Published online by Cambridge University Press:  14 March 2017

Sara Gwendolyn Ross*
PhD candidate, Osgoode Hall Law School, Toronto, Canada, and Member of the Ontario Bar; Email:


Urban redevelopment projects increasingly draw on culture as a tool for rejuvenating city spaces but, in doing so, can overemphasize the economic or exchange-value potential of a cultural space to the detriment of what was initially meaningful about a space—that which carries great cultural community wealth, use-value, or embodies a group’s intangible cultural heritage. Development and preservation interests illustrate this tension in terms of how cultural heritage—both tangible and intangible—is managed in the city.
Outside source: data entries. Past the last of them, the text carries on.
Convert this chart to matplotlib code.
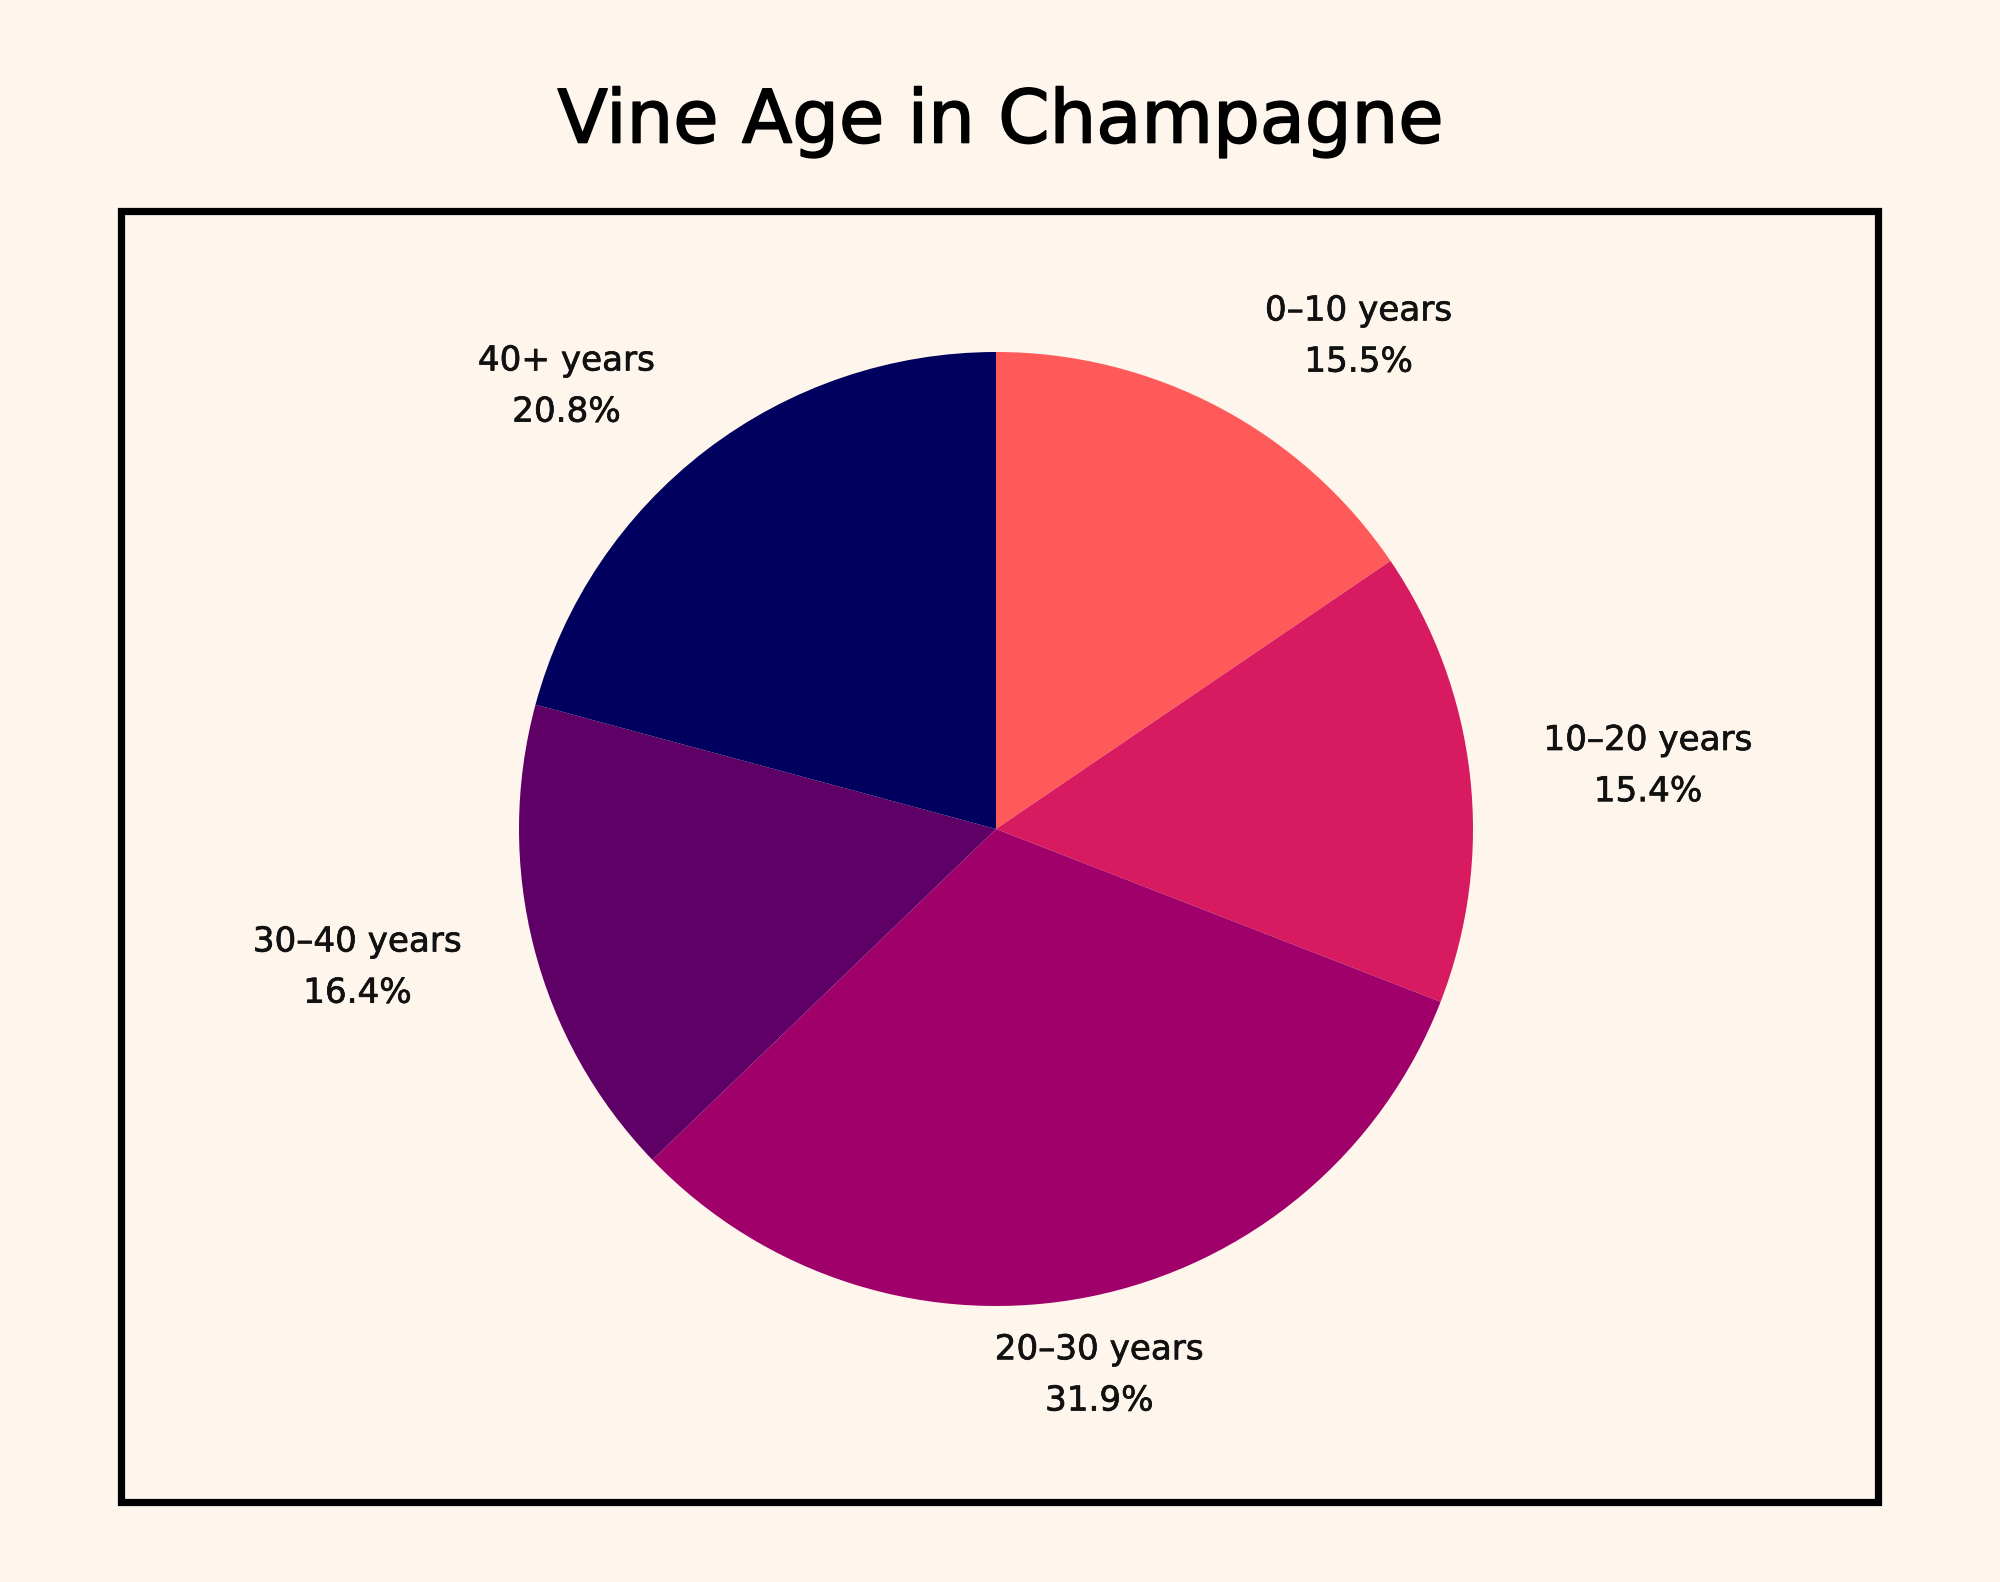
import matplotlib.pyplot as plt
import matplotlib.patheffects as pe
import numpy as np
from matplotlib.patches import Rectangle

categories = ["0–10 years", "10–20 years", "20–30 years", "30–40 years", "40+ years"]
shares = [15.5, 15.4, 31.9, 16.4, 20.8]
colors = ["#FF5A5A", "#D81B60", "#A0006A", "#5F0066", "#00005E"]

BG = "#FEF6EC"
W, H = 2000, 1582
plt.rcParams["font.family"] = ["DejaVu Sans"]

fig = plt.figure(figsize=(W / 200, H / 200), dpi=200, facecolor=BG)
ax = fig.add_axes([0, 0, 1, 1])

# pixel-space layout (y measured from top in the reference)
cx, cy, r = 996, H - 829, 477

wedges, _ = ax.pie(shares, colors=colors, startangle=90, counterclock=False,
                   radius=r, center=(cx, cy), frame=True,
                   wedgeprops=dict(linewidth=0))
ax.set_xlim(0, W)
ax.set_ylim(0, H)
ax.set_aspect("equal")
ax.axis("off")

renderer = fig.canvas.get_renderer()
for w, cat, s in zip(wedges, categories, shares):
    theta = np.deg2rad((w.theta1 + w.theta2) / 2)
    c, sn = np.cos(theta), np.sin(theta)
    t = ax.text(0, 0, f"{cat}\n{s}%", ha="center", va="center",
                fontsize=12.3, linespacing=1.7, color="#111111",
                path_effects=[pe.withStroke(linewidth=0.25, foreground="#111111")])
    bb = t.get_window_extent(renderer)
    push = np.sign(c) * np.clip((abs(c) - 0.2) / 0.25, 0, 1) * 1.25
    x = cx + 1.1 * r * c + bb.width / 2 * push
    y = cy + 1.08 * r * sn + bb.height / 2 * sn
    t.set_position((x, y))

ax.add_patch(Rectangle((121, H - 1502), 1757, 1291, fill=False,
                       edgecolor="black", linewidth=2.6, zorder=5))

fig.text(0.5, 1 - 122 / H, "Vine Age in Champagne", ha="center", va="center",
         fontsize=26.5, color="black",
         path_effects=[pe.withStroke(linewidth=0.6, foreground="black")])

fig.savefig("out.png", dpi=200, facecolor=BG)
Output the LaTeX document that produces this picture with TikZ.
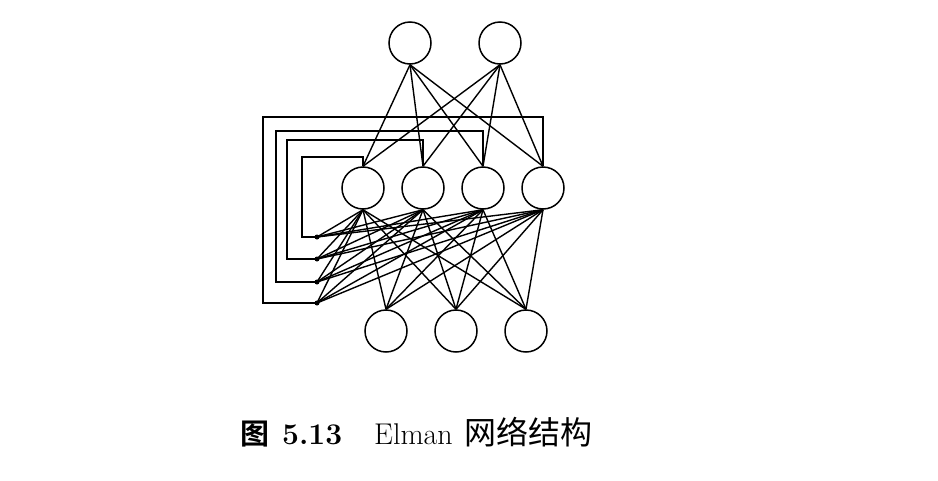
\documentclass[tikz,border=0pt]{standalone}
\usepackage{fontspec}
\newfontfamily\cjk{Noto Sans CJK SC}
\newfontfamily\cjkb{Noto Sans CJK SC Bold}
\begin{document}
\begin{tikzpicture}[x=1pt,y=-1pt,
  neuron/.style={circle,draw,line width=1.5pt,minimum size=42pt,inner sep=0pt},
  ctx/.style={circle,fill,minimum size=5pt,inner sep=0pt},
  conn/.style={line width=1.4pt},
  captext/.style={anchor=base west,inner sep=0pt,font=\fontsize{30}{34}\selectfont}]
\useasboundingbox (0,0) rectangle (938,480);
% output layer (top)
\node[neuron] (t1) at (410,43) {};
\node[neuron] (t2) at (500,43) {};
% hidden layer
\node[neuron] (h1) at (363,188) {};
\node[neuron] (h2) at (423,188) {};
\node[neuron] (h3) at (483,188) {};
\node[neuron] (h4) at (543,188) {};
% input layer (bottom)
\node[neuron] (b1) at (386,331) {};
\node[neuron] (b2) at (456,331) {};
\node[neuron] (b3) at (526,331) {};
% context units
\node[ctx] (c1) at (317,237) {};
\node[ctx] (c2) at (317,259) {};
\node[ctx] (c3) at (317,282) {};
\node[ctx] (c4) at (317,303) {};
% turn points for feedback
\coordinate (f1) at (302,157);
\coordinate (f2) at (287,140);
\coordinate (f3) at (276,131);
\coordinate (f4) at (263,117);
% hidden -> output
\foreach \t in {t1,t2}
  \foreach \h in {h1,h2,h3,h4}
    \draw[conn] (\t.south) -- (\h.north);
% input -> hidden
\foreach \h in {h1,h2,h3,h4}
  \foreach \b in {b1,b2,b3}
    \draw[conn] (\h.south) -- (\b.north);
% context -> hidden
\foreach \h in {h1,h2,h3,h4}
  \foreach \c in {c1,c2,c3,c4}
    \draw[conn] (\h.south) -- (\c.center);
% feedback loops
\draw[conn] (h1.north) |- (f1) |- (c1.center);
\draw[conn] (h2.north) |- (f2) |- (c2.center);
\draw[conn] (h3.north) |- (f3) |- (c3.center);
\draw[conn] (h4.north) |- (f4) |- (c4.center);
% caption
\node[captext,font=\fontsize{29}{34}\selectfont] (cap1) at (240,444) {\cjkb 图};
\node[captext] (cap2) at (282,444) {\bfseries 5.13};
\node[captext] (cap3) at (374,444) {Elman};
\node[captext,font=\fontsize{32}{36}\selectfont] (cap4) at (464,444) {\cjk 网络结构};
\end{tikzpicture}
\end{document}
This article will turn to Toronto’s “Music City” strategy that is being deployed as part of a culture-focused urban redevelopment trend and Creative City planning initiative in order to examine how the modern urban intangible merits of city spaces are valuated and dealt with in light of the comparatively weak regard accorded to intangibility within the available heritage protection legal frameworks of Canada, Ontario, and, specifically, Toronto. The currently underdeveloped recognition for intangibility in the heritage protection equation not only fails to equally valuate non-dominant, unconventional, or alternative iterations of culture but also falls behind the key guiding documents in international law for the safeguarding and recognition of intangible cultural heritage as well as in accounting for intangibility in determining heritage value. Without diligent inclusive strategies to account for, and consult, the diverse spectrum of groups, cultures, and cultural spaces affected by urban heritage and cultural city planning processes, a city’s development initiatives risk counterproductively destroying the precise characteristics they are otherwise seeking to nourish, create, and, even, commodify.